Deudas pendientes
Si no hubiera nacido Serrat, si no se hubiese atrevido a cantar delante de una muchedumbre desconocida, yo no sería como soy.
El mundo que transitamos emite señales continuamente. Señales que encontramos o nos encuentran, que percibimos o que ignoramos en el tumulto de indecisiones con el que pasa la vida.
Algunas, sobre todo las que, por un cierto azar de cercanía, reconocemos enseguida, nos dejan marca permanente. Un acuse de recibo que se le devuelve a la vida, a veces, en el mismo instante y, a veces, mucho después de que acabe la urgencia de un conflicto y empiece la del siguiente.
Nos deforman o nos conforman, nos reconfortan o nos inquietan. Nos reforman y nos transforman, pero no les damos crédito hasta que -¡qué pronto pasa el tiempo!- son tan evidentes que no reparamos en ellas.
Si Lorca y Juan Ramón no hubieran sido poetas, si no supiera quiénes son Mortadelo, Forges, Mafalda o Julio Verne; si no conociera el nombre de la rosa, que el coronel no tiene quien le escriba, que hay una edad prohibida y que no es poco que amanezca, hoy no me gustaría este cielo color gris invierno que asoma por entre la niebla.
Aunque puede que este lejano razonamiento no te parezca acertado. Porque la distancia con la que se piensan las causas emborrona un poco la claridad de los efectos. Así que me acercaré un poco más con otro ejemplo.
Si tú no fueses como eres, yo no sería como soy. Si no me hubieses mirado nunca, nunca habría visto lo que ahora veo en ti a todas horas. Si tú no quisieras leerme, yo jamás habría podido escribir lo que he escrito.
Esta es otra de las tantas deudas que tengo contigo. Y quedan por venir algunas más, esparcidas en instantes en los que aún ni siquiera sabes que estarás y yo ni siquiera sé si seguiré siendo el mismo.

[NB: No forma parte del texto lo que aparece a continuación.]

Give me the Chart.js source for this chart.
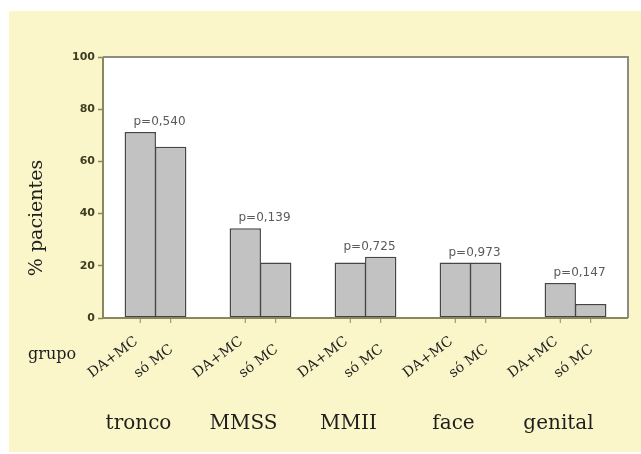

Sólo me queda decirte que no las olvido.
Preguntas
Después de tantas despedidas, después de la montaña rusa, después de agotado el sol. Después de este intercambio en zigzag de corazones y picas, después de tantos vaivenes, después de tantas idas y venidas, se desató el error. Debió ocurrir en un cambio de guardia, cuando el adolescente interior se sale de la garita a amasar el humo y a estirar los dedos sobre las teclas.
Entonces cometí un desliz imperdonable al preguntarle, con un humor absurdo al que ahora no le veo la gracia, si tenía previsto olvidarme.
-De momento, no -contestó, y enseguida cambió de asunto.
Sobrevino de golpe el nudo, sonaron las alarmas de luz naranja y el reloj se interpuso para darme un respiro que no podía ocultar que encerraba una excusa imposible. ¡Qué puñetera manía suya la de la sinceridad! ¿Qué le hubiera costado mentirme?